Nevertheless, nonscientists who are also careful thinkers can come away with the notion that worldview plays a great part, says Samples. “A lot of Christians look at this and . . . it seems very political. It seems that the environmentalists have a particular agenda . . . a particular worldview.” People should ask, “Where is this data derived from? Can I trust it? What are the best interpretations?” Samples says that Christians should “resist the idea of accepting big political theories without asking tough questions.”

RTB science scholars would agree that scientific data establishes that Earth has warmed in recent decades and anthropogenic (human-caused) warming makes up a significant percentage. Ross cites the shrinking polar ice cap and the opening of the Northwest Passage as two strands of evidence for global warming.

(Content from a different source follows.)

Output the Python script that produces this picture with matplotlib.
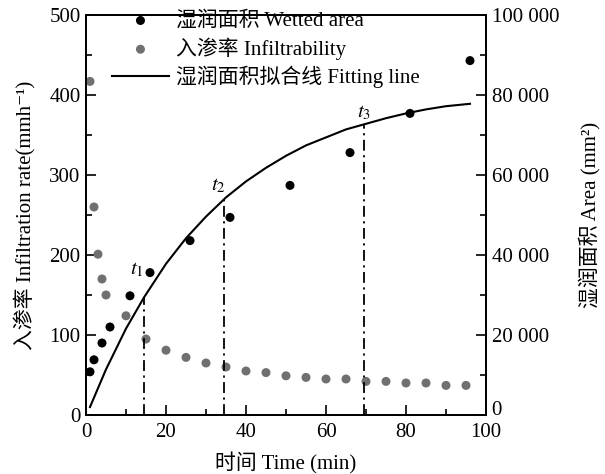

What about proposed solutions that call for sacrifice and possible economic hardship? Ross asserts that draconian solutions are not necessary. Shrinking the Sahara and Gobi deserts (by planting vegetation, for example) would be an economic boost for Africa, Europe, and Asia and would soak up a fair amount of greenhouse gases. Also, ostrich farming––Ross says it’s nutritious and tasty––as a replacement for beef would eliminate much of the gases produced by cows.

Such measures require effort and cooperation, but not privation, and remain consistent with a biblical view that holds humans responsible as stewards of God’s creation, with God providing solutions that are both ethical and economically beneficial.